:: Exercise directions ::
Give the listing again character for character, but drop the images.
--- BEGIN Supplied information ---
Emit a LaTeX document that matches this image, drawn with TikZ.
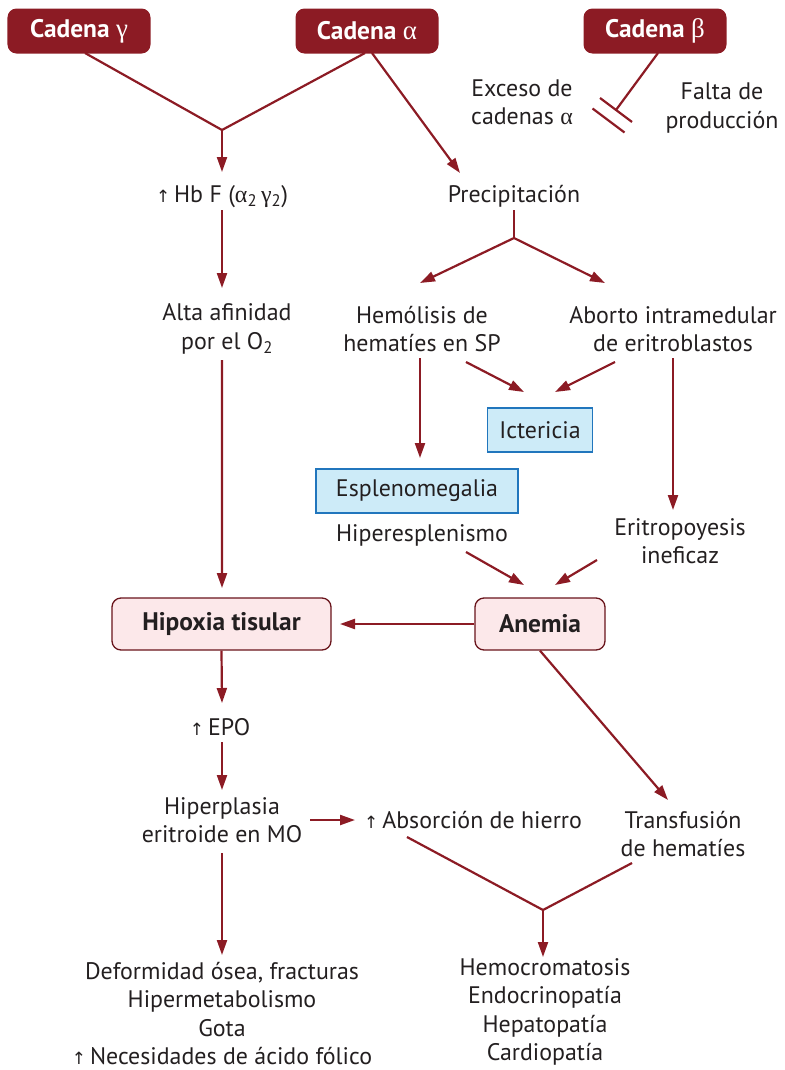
\documentclass[tikz,border=0pt]{standalone}
\usepackage{fontspec}
\setmainfont{PT Sans}
\newfontfamily\grk{Liberation Serif}
\newfontfamily\sym{DejaVu Sans}
\usetikzlibrary{arrows.meta,calc}
\definecolor{dred}{HTML}{8C1B24}
\definecolor{txt}{HTML}{231F20}
\definecolor{pinkf}{HTML}{FCE8EA}
\definecolor{bluef}{HTML}{CDEBF8}
\definecolor{blueb}{HTML}{2176BD}
\newcommand{\myup}{{\sym\fontsize{17}{17}\selectfont ↑}\,}
\newcommand{\gk}[1]{{\grk\mdseries\fontsize{27}{28}\selectfont #1}}
\begin{document}
\begin{tikzpicture}[x=1bp,y=-1bp,
  every node/.style={font=\fontsize{24}{28.5}\selectfont, text=txt},
  lbl/.style={align=center, inner sep=0pt},
  chain/.style={fill=dred, rounded corners=9bp, text=white, font=\fontsize{25.5}{28}\selectfont\bfseries, minimum width=143bp, minimum height=45bp, inner sep=0pt},
  pinkbox/.style={fill=pinkf, draw=dred!75!black, line width=1.3bp, rounded corners=9bp, font=\fontsize{25.5}{28}\selectfont\bfseries, minimum height=52bp, inner sep=0pt},
  bluebox/.style={fill=bluef, draw=blueb, line width=1.8bp, minimum height=44bp, inner sep=0pt},
  ln/.style={draw=dred, line width=2.2bp},
  arr/.style={ln, -{Triangle[length=15bp,width=10bp]}}
]
\useasboundingbox (0,0) rectangle (785,1070);
\node[chain] (cg) at (79,31) {Cadena \gk{γ}};
\node[chain] (ca) at (367,31) {Cadena \gk{α}};
\node[chain] (cb) at (655,31) {Cadena \gk{β}};
\node[lbl] (exceso) at (522,102) {Exceso de\\cadenas {\grk α}};
\node[lbl] (falta) at (722,108) {Falta de\\producción};
\coordinate (j1) at (222,130);
\coordinate (tb) at (616,110);
\node[lbl] (hbf) at (222,197) {\myup Hb F ({\grk α}\textsubscript{2}\,{\grk γ}\textsubscript{2})};
\node[lbl] (precip) at (514,196) {Precipitación};
\coordinate (j2) at (514,238);
\node[lbl] (alta) at (227,329) {Alta afinidad\\por el O\textsubscript{2}};
\node[lbl] (hemol) at (422,329) {Hemólisis de\\hematíes en SP};
\node[lbl] (aborto) at (673,329) {Aborto intramedular\\de eritroblastos};
\node[bluebox, minimum width=105bp] (ict) at (540,430) {Ictericia};
\node[bluebox, minimum width=202bp] (esplen) at (417,491) {Esplenomegalia};
\node[lbl] (hipersp) at (422,535) {Hiperesplenismo};
\node[lbl] (eritro) at (680,541) {Eritropoyesis\\ineficaz};
\node[pinkbox, minimum width=219bp] (hip) at (221.5,624) {Hipoxia tisular};
\node[pinkbox, minimum width=130bp] (anemia) at (540,624) {Anemia};
\node[lbl] (epo) at (220,727) {\myup EPO};
\node[lbl] (hiper) at (222,820) {Hiperplasia\\eritroide en MO};
\node[lbl] (absor) at (473,820) {\myup Absorción de hierro};
\node[lbl] (transf) at (683,834) {Transfusión\\de hematíes};
\coordinate (j3) at (543,910);
\node[lbl] (left) at (222,1013.5) {Deformidad ósea, fracturas\\Hipermetabolismo\\Gota\\\myup Necesidades de ácido fólico};
\node[lbl] (right) at (545,1012) {Hemocromatosis\\Endocrinopatía\\Hepatopatía\\Cardiopatía};
% connectors
\draw[ln] ($(cg.center)+(6,22)$) -- (j1) -- ($(ca.center)+(-2,22)$);
\draw[arr] (j1) -- ($(hbf.center)+(0,-25)$);
\draw[arr] ($(ca.center)+(5,22)$) -- ($(precip.center)+(-54,-23)$);
\draw[ln] ($(cb.center)+(3,22)$) -- (tb);
\draw[ln] ($(tb)+(-16,-12)$) -- ($(tb)+(16,12)$);
\draw[ln] ($(tb)+(-23.5,-1.5)$) -- ($(tb)+(8.5,22.5)$);
\draw[ln] ($(precip.center)+(0,14)$) -- (j2);
\draw[arr] (j2) -- ($(hemol.center)+(-2,-46)$);
\draw[arr] (j2) -- ($(aborto.center)+(-68,-46)$);
\draw[arr] ($(hbf.center)+(0,13)$) -- ($(alta.center)+(-5,-41)$);
\draw[arr] ($(alta.center)+(-5,31)$) -- ($(hip.center)+(0.5,-36)$);
\draw[arr] ($(hemol.center)+(44,33)$) -- ($(ict.center)+(-16,-38)$);
\draw[arr] ($(aborto.center)+(-58,33)$) -- ($(ict.center)+(15,-38)$);
\draw[arr] ($(hemol.center)+(-2,29)$) -- ($(esplen.center)+(3,-33)$);
\draw[arr] ($(aborto.center)+(0,29)$) -- ($(eritro.center)+(-7,-31)$);
\draw[arr] ($(hipersp.center)+(44,17)$) -- ($(anemia.center)+(-16,-39)$);
\draw[arr] ($(eritro.center)+(-83,19)$) -- ($(anemia.center)+(15,-39)$);
\draw[arr] (anemia.west) -- ($(hip.center)+(118.5,0)$);
\draw[arr] (anemia.south) -- ($(transf.center)+(-15,-34)$);
\draw[arr] (hip.south) -- ($(epo.center)+(2,-24)$);
\draw[arr] ($(epo.center)+(2,15)$) -- ($(hiper.center)+(0,-30)$);
\draw[arr] ($(hiper.center)+(88,0)$) -- ($(absor.center)+(-118,0)$);
\draw[arr] ($(hiper.center)+(0,33)$) -- ($(left.center)+(0,-58.5)$);
\draw[ln] ($(absor.center)+(-66,17)$) -- (j3) -- ($(transf.center)+(-51,29)$);
\draw[arr] (j3) -- ($(right.center)+(-2,-55)$);
\end{tikzpicture}
\end{document}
--- END Supplied information ---
:: Exercise response ::
Emit a LaTeX document that matches this image, drawn with TikZ.
\documentclass[tikz,border=0pt]{standalone}
\usepackage{fontspec}
\setmainfont{PT Sans}
\newfontfamily\grk{Liberation Serif}
\newfontfamily\sym{DejaVu Sans}
\usetikzlibrary{arrows.meta,calc}
\definecolor{dred}{HTML}{8C1B24}
\definecolor{txt}{HTML}{231F20}
\definecolor{pinkf}{HTML}{FCE8EA}
\definecolor{bluef}{HTML}{CDEBF8}
\definecolor{blueb}{HTML}{2176BD}
\newcommand{\myup}{{\sym\fontsize{17}{17}\selectfont ↑}\,}
\newcommand{\gk}[1]{{\grk\mdseries\fontsize{27}{28}\selectfont #1}}
\begin{document}
\begin{tikzpicture}[x=1bp,y=-1bp,
  every node/.style={font=\fontsize{24}{28.5}\selectfont, text=txt},
  lbl/.style={align=center, inner sep=0pt},
  chain/.style={fill=dred, rounded corners=9bp, text=white, font=\fontsize{25.5}{28}\selectfont\bfseries, minimum width=143bp, minimum height=45bp, inner sep=0pt},
  pinkbox/.style={fill=pinkf, draw=dred!75!black, line width=1.3bp, rounded corners=9bp, font=\fontsize{25.5}{28}\selectfont\bfseries, minimum height=52bp, inner sep=0pt},
  bluebox/.style={fill=bluef, draw=blueb, line width=1.8bp, minimum height=44bp, inner sep=0pt},
  ln/.style={draw=dred, line width=2.2bp},
  arr/.style={ln, -{Triangle[length=15bp,width=10bp]}}
]
\useasboundingbox (0,0) rectangle (785,1070);
\node[chain] (cg) at (79,31) {Cadena \gk{γ}};
\node[chain] (ca) at (367,31) {Cadena \gk{α}};
\node[chain] (cb) at (655,31) {Cadena \gk{β}};
\node[lbl] (exceso) at (522,102) {Exceso de\\cadenas {\grk α}};
\node[lbl] (falta) at (722,108) {Falta de\\producción};
\coordinate (j1) at (222,130);
\coordinate (tb) at (616,110);
\node[lbl] (hbf) at (222,197) {\myup Hb F ({\grk α}\textsubscript{2}\,{\grk γ}\textsubscript{2})};
\node[lbl] (precip) at (514,196) {Precipitación};
\coordinate (j2) at (514,238);
\node[lbl] (alta) at (227,329) {Alta afinidad\\por el O\textsubscript{2}};
\node[lbl] (hemol) at (422,329) {Hemólisis de\\hematíes en SP};
\node[lbl] (aborto) at (673,329) {Aborto intramedular\\de eritroblastos};
\node[bluebox, minimum width=105bp] (ict) at (540,430) {Ictericia};
\node[bluebox, minimum width=202bp] (esplen) at (417,491) {Esplenomegalia};
\node[lbl] (hipersp) at (422,535) {Hiperesplenismo};
\node[lbl] (eritro) at (680,541) {Eritropoyesis\\ineficaz};
\node[pinkbox, minimum width=219bp] (hip) at (221.5,624) {Hipoxia tisular};
\node[pinkbox, minimum width=130bp] (anemia) at (540,624) {Anemia};
\node[lbl] (epo) at (220,727) {\myup EPO};
\node[lbl] (hiper) at (222,820) {Hiperplasia\\eritroide en MO};
\node[lbl] (absor) at (473,820) {\myup Absorción de hierro};
\node[lbl] (transf) at (683,834) {Transfusión\\de hematíes};
\coordinate (j3) at (543,910);
\node[lbl] (left) at (222,1013.5) {Deformidad ósea, fracturas\\Hipermetabolismo\\Gota\\\myup Necesidades de ácido fólico};
\node[lbl] (right) at (545,1012) {Hemocromatosis\\Endocrinopatía\\Hepatopatía\\Cardiopatía};
% connectors
\draw[ln] ($(cg.center)+(6,22)$) -- (j1) -- ($(ca.center)+(-2,22)$);
\draw[arr] (j1) -- ($(hbf.center)+(0,-25)$);
\draw[arr] ($(ca.center)+(5,22)$) -- ($(precip.center)+(-54,-23)$);
\draw[ln] ($(cb.center)+(3,22)$) -- (tb);
\draw[ln] ($(tb)+(-16,-12)$) -- ($(tb)+(16,12)$);
\draw[ln] ($(tb)+(-23.5,-1.5)$) -- ($(tb)+(8.5,22.5)$);
\draw[ln] ($(precip.center)+(0,14)$) -- (j2);
\draw[arr] (j2) -- ($(hemol.center)+(-2,-46)$);
\draw[arr] (j2) -- ($(aborto.center)+(-68,-46)$);
\draw[arr] ($(hbf.center)+(0,13)$) -- ($(alta.center)+(-5,-41)$);
\draw[arr] ($(alta.center)+(-5,31)$) -- ($(hip.center)+(0.5,-36)$);
\draw[arr] ($(hemol.center)+(44,33)$) -- ($(ict.center)+(-16,-38)$);
\draw[arr] ($(aborto.center)+(-58,33)$) -- ($(ict.center)+(15,-38)$);
\draw[arr] ($(hemol.center)+(-2,29)$) -- ($(esplen.center)+(3,-33)$);
\draw[arr] ($(aborto.center)+(0,29)$) -- ($(eritro.center)+(-7,-31)$);
\draw[arr] ($(hipersp.center)+(44,17)$) -- ($(anemia.center)+(-16,-39)$);
\draw[arr] ($(eritro.center)+(-83,19)$) -- ($(anemia.center)+(15,-39)$);
\draw[arr] (anemia.west) -- ($(hip.center)+(118.5,0)$);
\draw[arr] (anemia.south) -- ($(transf.center)+(-15,-34)$);
\draw[arr] (hip.south) -- ($(epo.center)+(2,-24)$);
\draw[arr] ($(epo.center)+(2,15)$) -- ($(hiper.center)+(0,-30)$);
\draw[arr] ($(hiper.center)+(88,0)$) -- ($(absor.center)+(-118,0)$);
\draw[arr] ($(hiper.center)+(0,33)$) -- ($(left.center)+(0,-58.5)$);
\draw[ln] ($(absor.center)+(-66,17)$) -- (j3) -- ($(transf.center)+(-51,29)$);
\draw[arr] (j3) -- ($(right.center)+(-2,-55)$);
\end{tikzpicture}
\end{document}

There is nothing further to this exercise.